The balance sheet debt had already risen to 74.3 million euros by 2023 and is projected to reach an impressive 947 million euros by 2036. Without radical consolidation measures, a balanced budget in the next ten years is not realistic. The city is financially trapped in debt and is losing increasing room for political maneuvering.

2026 Investment Plan: 30.7 Million Euros for Future Areas

Despite the financial burden, the city of Castrop-Rauxel has approved a 2026 Investment Plan amounting to 30.696 million euros. Part of the funds come from state financial aid (33.14 million euros) and are intended for the following areas:

  • Education: Construction of the new Ernst-Barlach-Gymnasium (with an increase of 1.1 million euros in funds for 2026)
  • Climate protection and Digitalization
  • Transport infrastructure: Renovation of the ISEK Merklinde cycle path and expansion of broadband
  • Sports and Safety
  • Crisis Resilience

The funds are divided into a Priority List according to three categories: legally necessary, urgently necessary, and subsidized. Although the prioritization seems reasonable, the question remains whether the city will be able to finance these investments in the long term without further delaying the budget balance.

Consolidation Measures: Cuts in Culture, Education, and Youth Promotion

To stabilize the budget situation, consolidation measures have been adopted, primarily affecting social and cultural areas:

  • Culture: Cuts in theaters, the People’s Theater, and exit from the youth culture program (JeKi) – total savings of 676,800 euros
  • Education: Reduction of teaching and support measures – 464,000 euros in savings
  • Youth Promotion: Cuts in summer programs and full-day schools – 328,000 euros in savings
  • Construction and Real Estate: Savings in maintenance and operating costs – 554,400 euros
  • Administration: Reduction in flower decoration, magazines, and office supplies – 26,360 euros

While these measures contribute to consolidation, they burden social structures and could reduce the city's attractiveness in the long term. Critics warn that the city is retreating from important social functions to address short-term deficits.

Personnel Policy: Changes in Staffing Plans and Staff Shortages

The 2026 Staffing Plan shows a clear shift: 23.2051 positions have been newly created, and 13.06231 positions have been eliminated. Financially, this results in additional costs of 1.276 million euros, of which 208,062 euros are covered by refinancing.

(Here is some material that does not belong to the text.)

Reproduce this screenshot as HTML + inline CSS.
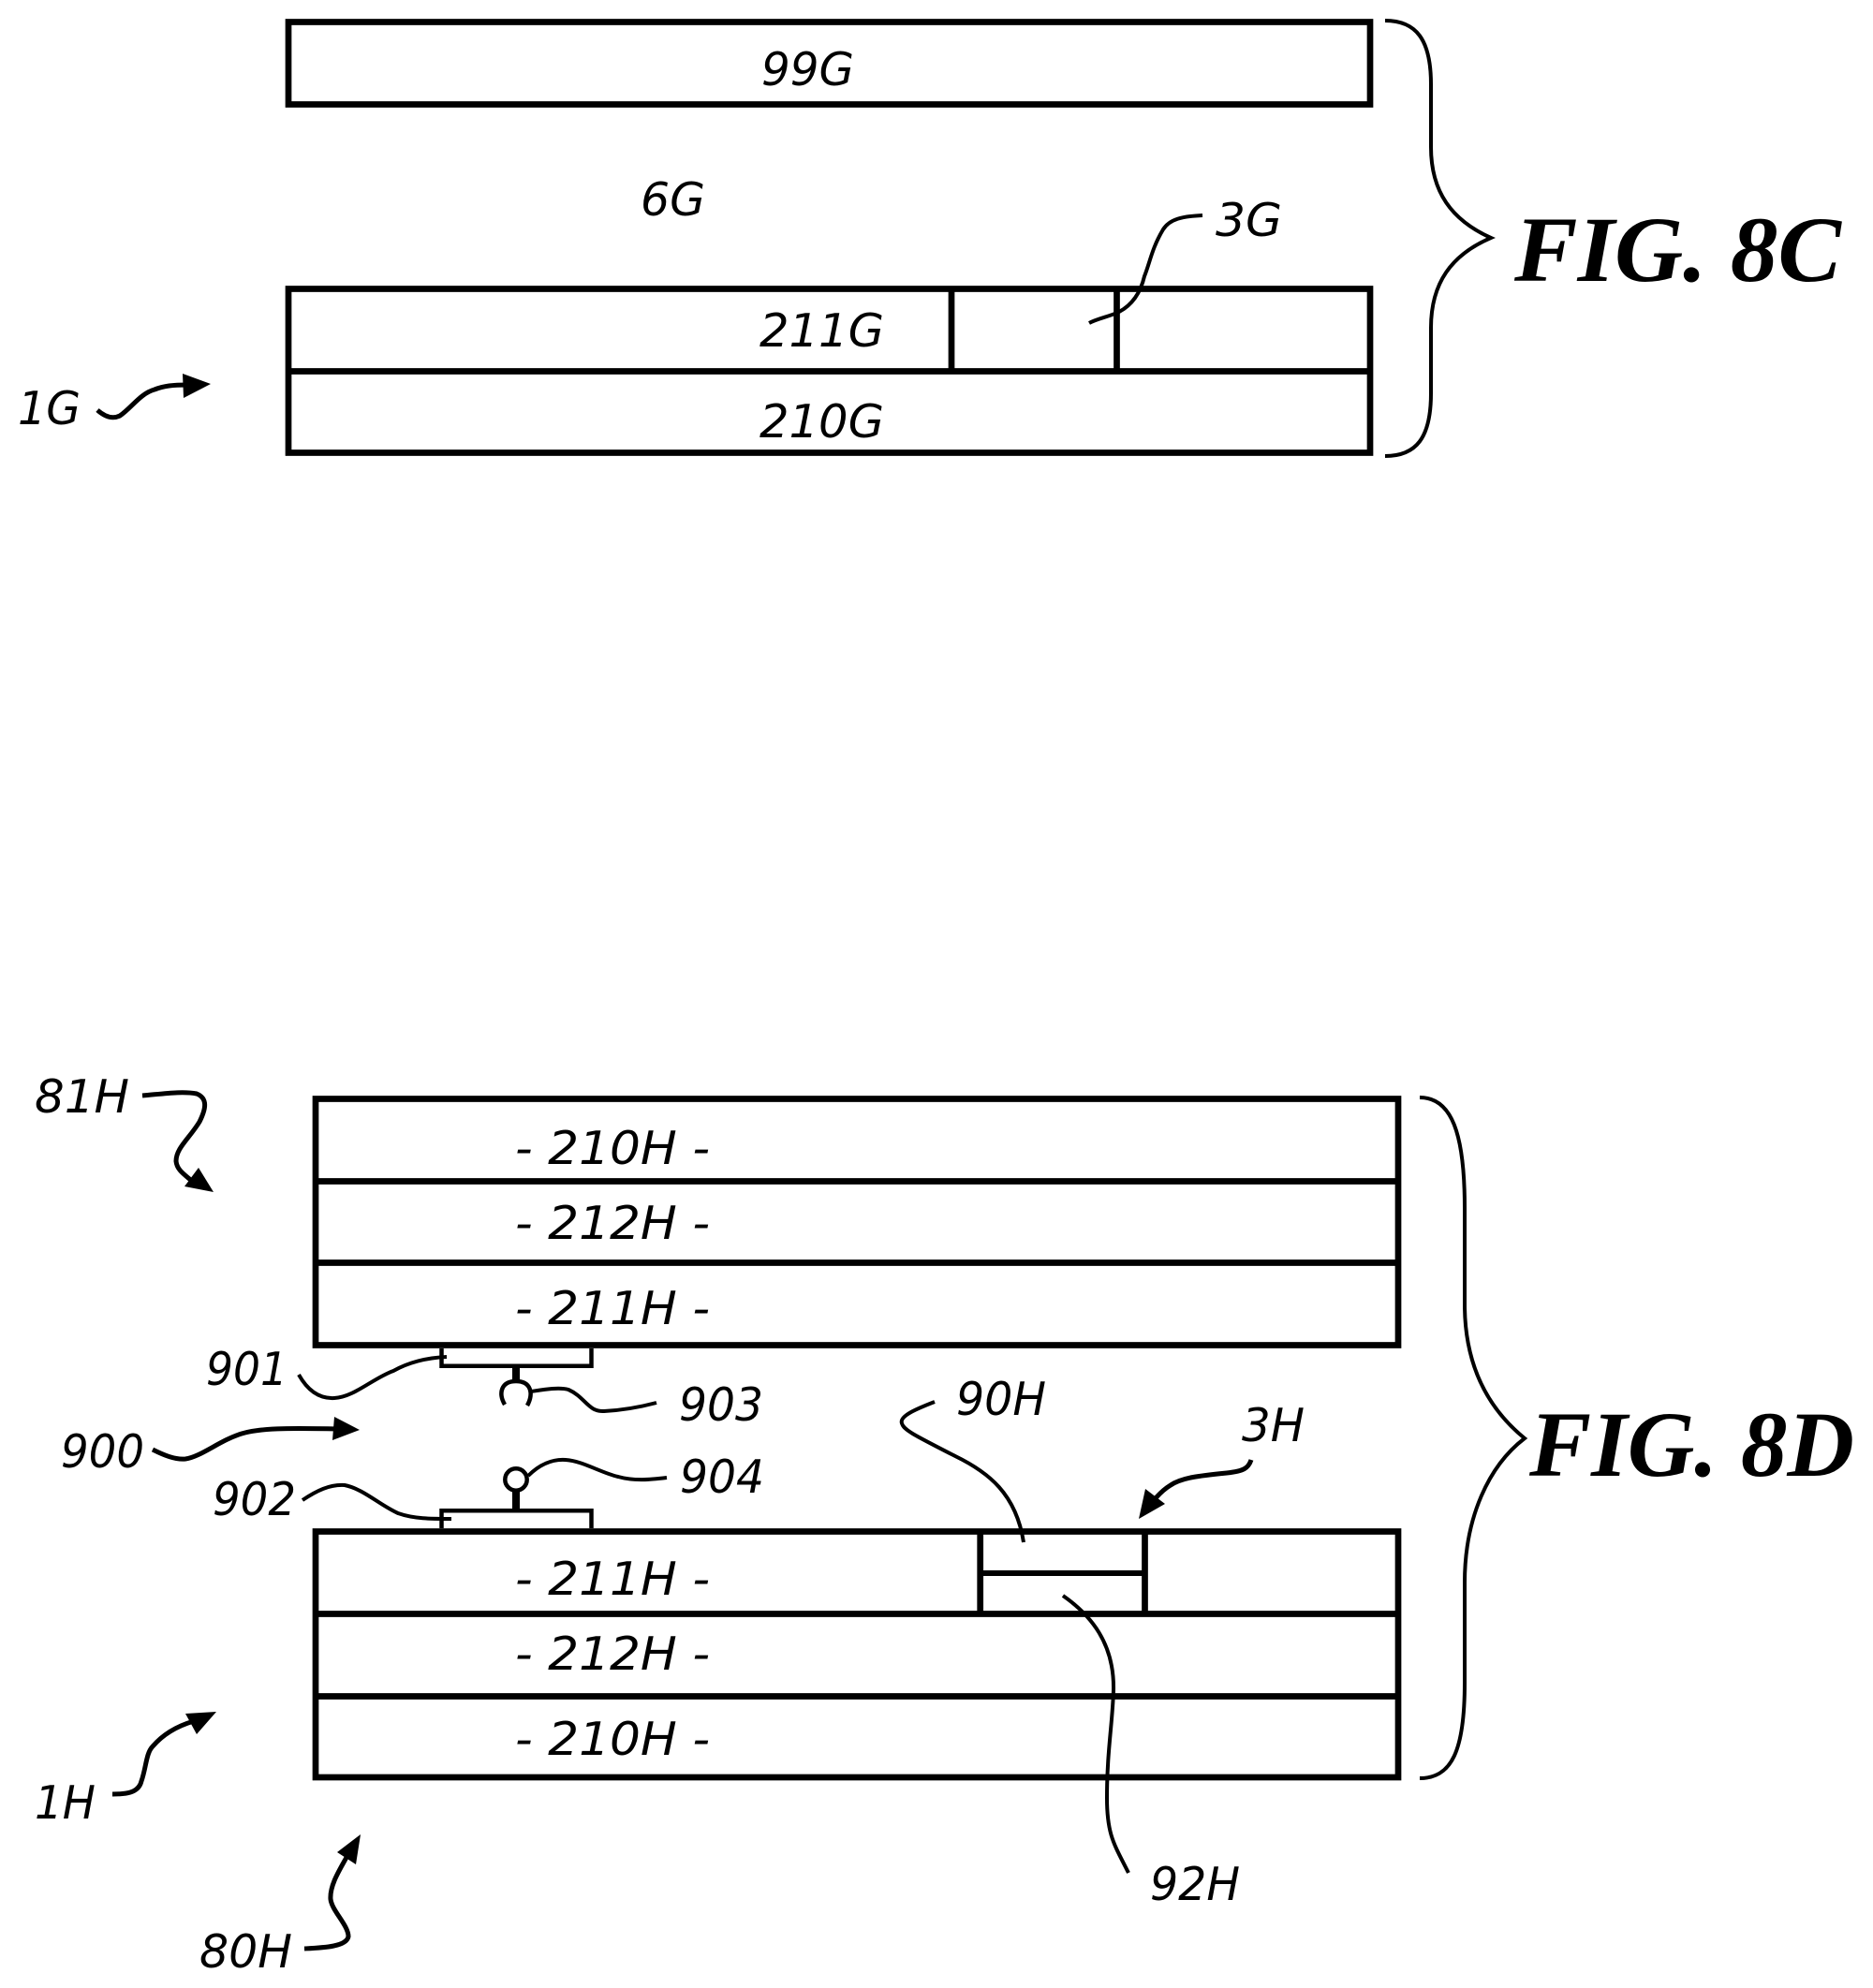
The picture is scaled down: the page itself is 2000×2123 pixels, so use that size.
<!DOCTYPE html>
<html lang="en">
<head>
<meta charset="utf-8">
<title>FIG. 8C and FIG. 8D</title>
<style>
html,body{margin:0;padding:0;background:#fff;width:2000px;height:2123px;overflow:hidden}
svg{position:absolute;left:0;top:0;display:block}
.b{fill:none;stroke:#000;stroke-width:6.7}
.p{fill:none;stroke:#000;stroke-width:4.5}
.l{fill:none;stroke:#000;stroke-width:4;stroke-linecap:butt}
.a{fill:none;stroke:#000;stroke-width:5;stroke-linecap:butt}
.t{font-family:"DejaVu Sans",sans-serif;font-style:oblique;font-size:49px;fill:#000}
.f{font-family:"Liberation Serif",serif;font-style:italic;font-weight:bold;font-size:100px;fill:#000}
</style>
</head>
<body>
<svg xmlns="http://www.w3.org/2000/svg" width="2000" height="2123" viewBox="0 0 2000 2123">
<rect width="2000" height="2123" fill="#fff"/>

<!-- FIG 8C boxes -->
<rect class="b" x="308" y="23.5" width="1155" height="88"/>
<rect class="b" x="308" y="308.5" width="1155" height="175"/>
<path class="b" d="M308 396.5H1463M1016 308.5V396.5M1192.5 308.5V396.5"/>

<!-- FIG 8C brace -->
<path class="l" d="M1479 22C1512 22 1528 42 1528 90L1528 157C1528 205 1550 235 1592 254C1550 272 1528 302 1528 350L1528 420C1528 468 1512 487 1479 487"/>

<!-- FIG 8C labels -->
<text class="t" x="813" y="91" textLength="99" lengthAdjust="spacingAndGlyphs">99G</text>
<text class="t" x="684" y="230" textLength="69" lengthAdjust="spacingAndGlyphs">6G</text>
<text class="t" x="811" y="370" textLength="133" lengthAdjust="spacingAndGlyphs">211G</text>
<text class="t" x="811" y="467" textLength="133" lengthAdjust="spacingAndGlyphs">210G</text>
<text class="t" x="19" y="453" textLength="67" lengthAdjust="spacingAndGlyphs">1G</text>
<text class="t" x="1298" y="252" textLength="71" lengthAdjust="spacingAndGlyphs">3G</text>
<text class="f" x="1617" y="300" textLength="349" lengthAdjust="spacingAndGlyphs">FIG. 8C</text>

<!-- 1G arrow -->
<path class="a" d="M104 438C112 445 120 448 128 444C140 436 150 420 165 416C175 412 185 411 200 411"/>
<polygon points="225,410 195,399 196,425" fill="#000"/>

<!-- 3G leader -->
<path class="l" d="M1284 230C1262 231 1249 234 1242 245C1230 265 1228 280 1222 295C1218 312 1210 325 1195 333C1185 338 1172 340 1163 345"/>

<!-- FIG 8D upper stack -->
<rect class="b" x="337" y="1173.5" width="1156" height="263"/>
<path class="b" d="M337 1261.5H1493M337 1348.5H1493"/>

<!-- FIG 8D lower stack -->
<rect class="b" x="337" y="1635.5" width="1156" height="262.5"/>
<path class="b" d="M337 1723.5H1493M337 1811.5H1493"/>
<path class="b" d="M1046.7 1635.5V1723.5M1222.5 1635.5V1723.5"/>
<path fill="none" stroke="#000" stroke-width="6" d="M1046.7 1680H1222.5"/>

<!-- Upper pad, stem, hook -->
<path class="p" d="M471.5 1440V1458.7H631.5V1440"/>
<rect x="547" y="1460" width="8" height="15" fill="#000"/>
<path fill="none" stroke="#000" stroke-width="4.5" d="M539 1500C532 1488 535 1475 551 1475C567 1475 570 1488 563 1501"/>

<!-- Lower pad, stem, circle -->
<path class="p" d="M471.5 1632V1613.3H631.5V1632"/>
<rect x="547" y="1592" width="8" height="20" fill="#000"/>
<circle cx="551" cy="1580" r="11.7" fill="#fff" stroke="#000" stroke-width="4.5"/>

<!-- FIG 8D brace -->
<path class="l" d="M1516 1172C1550 1172 1564 1210 1564 1290L1564 1393C1564 1460 1590 1505 1628 1536C1590 1565 1564 1620 1564 1690L1564 1797C1564 1870 1550 1899 1516 1899"/>

<!-- Leaders and arrows -->
<path class="a" d="M152 1170C175 1168 195 1165 210 1168C222 1173 220 1184 213 1198C202 1216 188 1226 188 1240C189 1250 197 1254 208 1264"/>
<polygon points="228,1273 212,1247 197,1267" fill="#000"/>

<path class="l" d="M319 1468C328 1484 340 1494 357 1493C378 1492 398 1472 420 1464C436 1455 455 1450 477 1449"/>
<path class="l" d="M567 1486C580 1484 597 1481 607 1484C625 1492 628 1508 645 1507C665 1506 682 1503 701 1498"/>

<path class="a" d="M163 1548C175 1554 187 1559 198 1558C214 1556 235 1538 258 1531C278 1525 305 1525 362 1526"/>
<polygon points="384,1527 357,1513 355,1538" fill="#000"/>

<path class="l" d="M323 1602C338 1592 352 1585 368 1586C388 1590 405 1607 425 1616C442 1622 460 1622 482 1622"/>
<path class="l" d="M564 1576C576 1564 590 1558 604 1559C622 1560 642 1573 660 1577C678 1582 695 1580 712 1578"/>

<path class="a" d="M120 1916C134 1916 148 1915 151 1902C156 1888 156 1872 163 1865C175 1851 190 1843 207 1838"/>
<polygon points="231,1828 198,1830 210,1852" fill="#000"/>

<path class="a" d="M325 2081C345 2080 370 2079 372 2068C372 2056 354 2040 353 2028C352 2012 364 1995 373 1978"/>
<polygon points="385,1959 360,1978 380,1991" fill="#000"/>

<path class="l" d="M998 1497C980 1504 960 1512 963 1520C965 1527 975 1532 1020 1555C1055 1572 1085 1595 1093 1647"/>
<path class="l" d="M1135 1704C1165 1725 1190 1755 1189 1805C1188 1840 1182 1870 1182 1920C1182 1960 1190 1970 1205 2000"/>

<path class="a" d="M1336 1559C1333 1568 1328 1571 1310 1573C1280 1576 1262 1578 1250 1586C1240 1592 1236 1598 1232 1602"/>
<polygon points="1216,1622 1223,1590 1244,1606" fill="#000"/>

<!-- FIG 8D labels -->
<text class="t" x="37" y="1188" textLength="101" lengthAdjust="spacingAndGlyphs">81H</text>
<text class="t" x="550" y="1243" textLength="208" lengthAdjust="spacingAndGlyphs">- 210H -</text>
<text class="t" x="550" y="1323" textLength="208" lengthAdjust="spacingAndGlyphs">- 212H -</text>
<text class="t" x="550" y="1414" textLength="208" lengthAdjust="spacingAndGlyphs">- 211H -</text>
<text class="t" x="220" y="1479" textLength="87" lengthAdjust="spacingAndGlyphs">901</text>
<text class="t" x="725" y="1517" textLength="90" lengthAdjust="spacingAndGlyphs">903</text>
<text class="t" x="65" y="1567" textLength="89" lengthAdjust="spacingAndGlyphs">900</text>
<text class="t" x="726" y="1594" textLength="90" lengthAdjust="spacingAndGlyphs">904</text>
<text class="t" x="227" y="1618" textLength="89" lengthAdjust="spacingAndGlyphs">902</text>
<text class="t" x="1021" y="1511" textLength="96" lengthAdjust="spacingAndGlyphs">90H</text>
<text class="t" x="1326" y="1539" textLength="67" lengthAdjust="spacingAndGlyphs">3H</text>
<text class="t" x="550" y="1703" textLength="208" lengthAdjust="spacingAndGlyphs">- 211H -</text>
<text class="t" x="550" y="1783" textLength="208" lengthAdjust="spacingAndGlyphs">- 212H -</text>
<text class="t" x="550" y="1874" textLength="208" lengthAdjust="spacingAndGlyphs">- 210H -</text>
<text class="t" x="37" y="1942" textLength="65" lengthAdjust="spacingAndGlyphs">1H</text>
<text class="t" x="1228" y="2029" textLength="96" lengthAdjust="spacingAndGlyphs">92H</text>
<text class="t" x="213" y="2101" textLength="99" lengthAdjust="spacingAndGlyphs">80H</text>
<text class="f" x="1633" y="1576" textLength="347" lengthAdjust="spacingAndGlyphs">FIG. 8D</text>
</svg>
</body>
</html>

However, personnel development is marked by serious shortages. There are staff shortages in the municipal order service and ordnance disposal. Additionally, temporary staff positions in real estate management have been noted. The personnel committee warns that staff shortages and a lack of prospects are strongly hindering the recruitment and retention of staff.

Outlook: How Can Castrop-Rauxel Overcome the Budget Crisis?

The city of Castrop-Rauxel faces a double challenge: on the one hand, it must meet its financial obligations, and on the other hand, it must ensure its future viability. The 2026 supplementary budget is a step toward consolidation, but it is not sufficient to resolve the long-term deficits.

The reallocation of funds and cuts in social areas are short-term solutions that can create new problems in the long term. A sustainable financial policy must therefore also include revenue increases and efficiency improvements in the administration. In addition, clear prioritization is necessary to enable investments in future areas such as digitalization, education, and climate protection.

Tax revenues, especially the real estate tax B, remain uncertain. The current legal situation and the differentiation of tax rates represent a financial burden. The city will be forced to develop long-term tax strategies that are legally sound and financially stable.